Bu olayları görüp de içimize bıçak gibi bir sızının girmemesi mümkün değil. Neden bunları yaşıyoruz diye bakıyorum ve gördüğüm şey beni çok rahatsız ediyor. Perdenin arkasındakinden bahsediyorum.
Sokağa çıkıp da bir yere yürüyerek gitmek istediğim zaman araç yoluna girmeden sadece kaldırımdan gitmemin imkanı yok. Arabalar kaldırıma park etmiş, dükkanlar bütün ıvır zıvırını kaldırıma doldurmuş, kaldırım yolunu yapanlar bir düzenden bir istikrardan bihaber yapmışlar bu yolları. Karşıdan karşıya geçmek bu güzel caddelerimizde bir eğlence aracı. Yaya geçitleri, ışıklar filan ha var ha yok. Ama asıl kötüsü hemen herkesin paldır küldür yola atlayıp karşıya geçmesi, ne kural ne nizam var. Araçlara karşı zerre saygı yok. Aynı şekilde yaya şeridinden geçeceklere karşı da araç sürücülerinin zerre saygısı yok. Tahmin ediyorsunuz sanırım bu keşmekeşi.
Peki bu sokakları, caddeleri, yolları kullanan yayalar, şoförler neden burnunun dibindeki sorunların çözülmesi için çaba harcamaz da, sanki herşey yolundaymış gibi sadece siyaset yapan, vatandaşın yaşadığı yerdeki sıkıntılarla ilgisi olmayan konularda (ülke ekonomisinin, dış ülkelerle ilişkilerin, ideolojilerin, din ve milliyetçiliğin siyasete alet edilmesi gibi) ahkam kesenlere göre oy hakkını kullanır?
İnsan kendisinin irade ve sorumluluğunu alarak yaşamayı öğrenmezse başkaları onun irade ve sorumluluğunu alır. Oy vererek her kademede yöneticiyi belirleyen insanlar başka gündemler tarafından yönetiliyorlar. Böylece balık ağa gelmiş oluyor. Aslında kendi kaliteli yaşam hakkı için değil, dayatılmış gündemlere göre kararlar veriyorlar. Bunun en açık nedeni de kendisinin irade ve sorumluluğunu almaması. Bu daha çocukken başlıyor. Sadece güzel ahlaklı insan olduğumuz zaman değerli olduğumuza ve kendimize saygı duymamız gerektiğine dair en ufak bir kültür alamıyoruz. Kendine saygı duymayan ve değer vermeyen insanlar bunu kapatmak için başka şeyler edinerek, konum elde ederek, ileri derecede bilgili olarak kendi değersizliklerini örtbas etme yolunu seçiyorlar. Kendisine değer vermeyen birinin başkalarına değer vermesi mümkün değil. Eğer kendisinden hiç memnun olmayan birisini başkalarına değer veriyormuş gibi görürseniz aldanmayın, sadece kötü çıkarları içindir.

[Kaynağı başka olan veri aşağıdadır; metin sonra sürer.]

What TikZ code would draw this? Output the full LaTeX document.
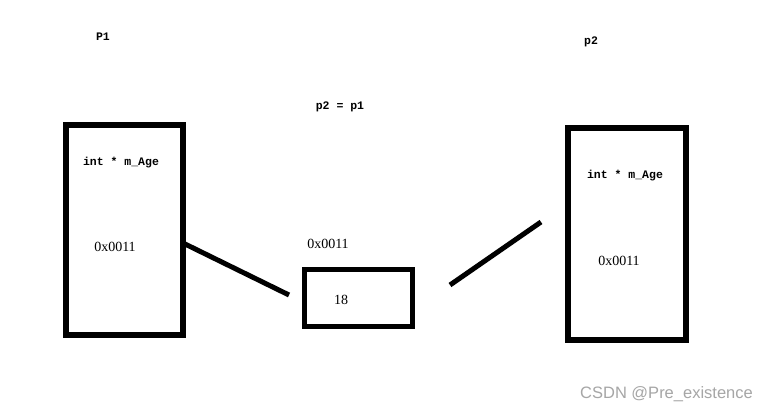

Bugün hem iktidarı hem de bu muhalefeti ve diğer alt kademe yönetimleri belirleyen şey, günlük yaşamında kaliteyi aramayan insanların eseri. Başka türlü olması mümkün değil. Uyanmak gerekiyor ama alışkanlıkları değiştirmek çok zor. Düşünen yaratıklarız palavrasına inanmayın; 70-80 yıl yaşayan sıradan insanın hayatının %95'inde alışkanlıkları rol alıyor, %5'inde düşünerek sürüden ayrılabiliyor ama bu %5'lik kısmı uyanmasına yardımcı olmuyor. Bu son söylediğimi laf olsun diye yazmadım. Alışkanlıkların Gücü adında bir kitap var Charles Duhigg'in mutlaka okunmasını öneririm: Alışkanlıklar sadece fiziksel veya duygusal davranışlarla sınırlı değil, zihinsel faaliyetlerimiz bile alışkanlık. Yani bir açmazla karşılaşınca ürettiğimiz çözüm bile alışkanlığa dayanıyor.